Doksanlar Özal’ın seksenlerde çaldığı bir parmak balın tadının iyice kaçtığı yıllar oldu. “CIA ve MOSSAD’ın çocuklarının” yeniden palazlandığı yıllar. Doksanları zulmün zirve yaptığı 28 Şubat ile kapattı “onların çocukları”.
İlk defa bizden bir iktidar ile bir on yıla gözümüzü açtık. Rüya alemindeydik adeta. “Geçiş süreci”, “tedrici değişim” avuntusuyla geçirdik ilk birkaç yılını iki binlerin. Her ne kadar “o çocuklar” bir gün ihtar, bir gün muhtıra, bir başka gün kapama davası ile terbiye etmeye çalışıyorlar idiyse de kendimiz olmayı öğreniyor gibiydik. Batıya meydan okuma ile 2010’lara yürüdük. Hak ve özgürlükler hiç olmadığı kadar geniş bir alan buldu. Halkımız da her seferinde takdir ve taltif etti. Ekonomi düzeliyor, öze dönüş genişliyor, batıya hayranlık can çekişiyordu.

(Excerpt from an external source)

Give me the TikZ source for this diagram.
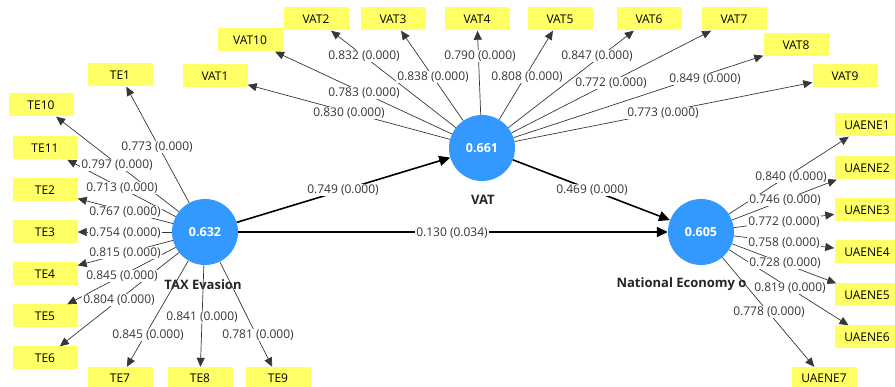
\documentclass[tikz,border=0pt]{standalone}
\usepackage{fontspec}
\setmainfont{Open Sans}
\usetikzlibrary{arrows.meta}
\definecolor{lvblue}{RGB}{51,153,255}
\definecolor{indyel}{RGB}{255,255,102}
\definecolor{lngray}{RGB}{55,55,55}
\tikzset{
  ind/.style={fill=indyel, minimum width=65pt, minimum height=23pt, inner sep=0pt, font=\fontsize{12}{14}\selectfont},
  lv/.style={circle, fill=lvblue, minimum size=66pt, inner sep=0pt, text=white, font=\fontsize{12.5}{14}\selectfont\bfseries},
  lab/.style={fill=white, inner sep=1pt, text=lngray, font=\fontsize{12}{14}\selectfont},
  lvname/.style={font=\fontsize{13}{15}\selectfont\bfseries, text=black!85},
  ld/.style={draw=lngray, line width=0.7pt, -{Triangle[length=9pt,width=8pt]}},
  pth/.style={draw=black, line width=1.6pt, -{Triangle[length=11pt,width=10pt]}}
}
\begin{document}
\begin{tikzpicture}[x=1pt,y=-1pt]
\useasboundingbox (0,0) rectangle (895,387);
% latent variables
\node[lv] (te) at (205,232) {0.632};
\node[lv] (vat) at (482,148) {0.661};
\node[lv] (ne) at (701,232) {0.605};
\node[lvname] (ten) at (203,285) {TAX Evasion};
\node[lvname] (vatn) at (483,200) {VAT};
\node[lvname, anchor=west] (nen) at (613,284) {National Economy o};
% TE indicators
\node[ind] (te1) at (120,75) {TE1};
\node[ind] (te10) at (41,105) {TE10};
\node[ind] (te11) at (45,148) {TE11};
\node[ind] (te2) at (45,190) {TE2};
\node[ind] (te3) at (45,232) {TE3};
\node[ind] (te4) at (45,274) {TE4};
\node[ind] (te5) at (45,316) {TE5};
\node[ind] (te6) at (45,358) {TE6};
\node[ind] (te7) at (120,378.5) {TE7};
\node[ind] (te8) at (200,378.5) {TE8};
\node[ind] (te9) at (278,378.5) {TE9};
% VAT indicators
\node[ind] (vat1) at (215,76) {VAT1};
\node[ind] (vat10) at (250,40) {VAT10};
\node[ind] (vat2) at (316,19) {VAT2};
\node[ind] (vat3) at (393,19) {VAT3};
\node[ind] (vat4) at (477,19) {VAT4};
\node[ind] (vat5) at (560,19) {VAT5};
\node[ind] (vat6) at (649,19) {VAT6};
\node[ind] (vat7) at (734,19) {VAT7};
\node[ind] (vat8) at (796,45) {VAT8};
\node[ind] (vat9) at (845,76) {VAT9};
% UAENE indicators
\node[ind] (u1) at (867,125) {UAENE1};
\node[ind] (u2) at (867,168) {UAENE2};
\node[ind] (u3) at (867,210) {UAENE3};
\node[ind] (u4) at (867,252) {UAENE4};
\node[ind] (u5) at (867,295) {UAENE5};
\node[ind] (u6) at (867,337) {UAENE6};
\node[ind] (u7) at (824,378.5) {UAENE7};
% loading lines
\foreach \t in {te1,te10,te11,te2,te3,te4,te5,te6,te7,te8,te9}{\draw[ld] (te) -- (\t);}
\foreach \t in {vat1,vat10,vat2,vat3,vat4,vat5,vat6,vat7,vat8,vat9}{\draw[ld] (vat) -- (\t);}
\foreach \t in {u1,u2,u3,u4,u5,u6,u7}{\draw[ld] (ne) -- (\t);}
% structural paths
\draw[pth] (te) -- (vat);
\draw[pth] (vat) -- (ne);
\draw[pth] (te) -- (ne);
% labels
\node[lab] (s1) at (343,190) {0.749 (0.000)};
\node[lab] (s2) at (592,190) {0.469 (0.000)};
\node[lab] (s3) at (452,233) {0.130 (0.034)};
\node[lab] (v1) at (349,113) {0.830 (0.000)};
\node[lab] (v10) at (364,93) {0.783 (0.000)};
\node[lab] (v2) at (364,56) {0.832 (0.000)};
\node[lab] (v3) at (433,77) {0.838 (0.000)};
\node[lab] (v4) at (480,56) {0.790 (0.000)};
\node[lab] (v5) at (527,77) {0.808 (0.000)};
\node[lab] (v6) at (597,56) {0.847 (0.000)};
\node[lab] (v7) at (611,83) {0.772 (0.000)};
\node[lab] (v8) at (705,79) {0.849 (0.000)};
\node[lab] (v9) at (663,113) {0.773 (0.000)};
\node[lab] (t1) at (157,147) {0.773 (0.000)};
\node[lab] (t10) at (117,165) {0.797 (0.000)};
\node[lab] (t11) at (122,188) {0.713 (0.000)};
\node[lab] (t2) at (125,212) {0.767 (0.000)};
\node[lab] (t3) at (125,233) {0.754 (0.000)};
\node[lab] (t4) at (125,253) {0.815 (0.000)};
\node[lab] (t5) at (122,276) {0.845 (0.000)};
\node[lab] (t6) at (119,300) {0.804 (0.000)};
\node[lab] (t7) at (148,335) {0.845 (0.000)};
\node[lab] (t8) at (202,317) {0.841 (0.000)};
\node[lab] (t9) at (258,335) {0.781 (0.000)};
\node[lab] (e1) at (791,177) {0.840 (0.000)};
\node[lab] (e2) at (785,200) {0.746 (0.000)};
\node[lab] (e3) at (784,222) {0.772 (0.000)};
\node[lab] (e4) at (784,243) {0.758 (0.000)};
\node[lab] (e5) at (785,263) {0.728 (0.000)};
\node[lab] (e6) at (790,288) {0.819 (0.000)};
\node[lab] (e7) at (769,312) {0.778 (0.000)};
\end{tikzpicture}
\end{document}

Ancak olmadı. 15 Temmuz ile anlaşıldı ki iktidar tüm sermayeyi merkebe yüklemiş. Merkep çifte atarken sahibini deviremedi ama yükü devirerek tüm hasılatı yerle yeksan etti. Ve merkep sahibine kaçtı. O da onların çocuğuymuş. Arkasından yine yoksulluk, yine kısıtlılık… Fakat çifteden kurtulmuş olmanın havası ile Batıya karşı söylemde de olsa daha dik duruluyor gibiydi.
Olmadı! Olmuyor! Bizimkiler ne zaman kükrese açlıkla terbiye ediyorlar. Meğer ambarın kilidi onlarda. Bu heyecanımı doruğa çıkaran kaçıncı çark ettiğimiz efelenmedir hatırlamıyorum.
ABD’ye dolayısıyla İsrail’e bu bağımlılıkla bir arpa boyu yol alamayacağımız kesinleşti. Bütün iddialarımızdan vurulduk. Hele bu çark etmeyi strateji ve zafer diye yutturanlar yok mu; kabak tadı veriyor artık. Hacmimiz kadar ses çıkarmalı bence.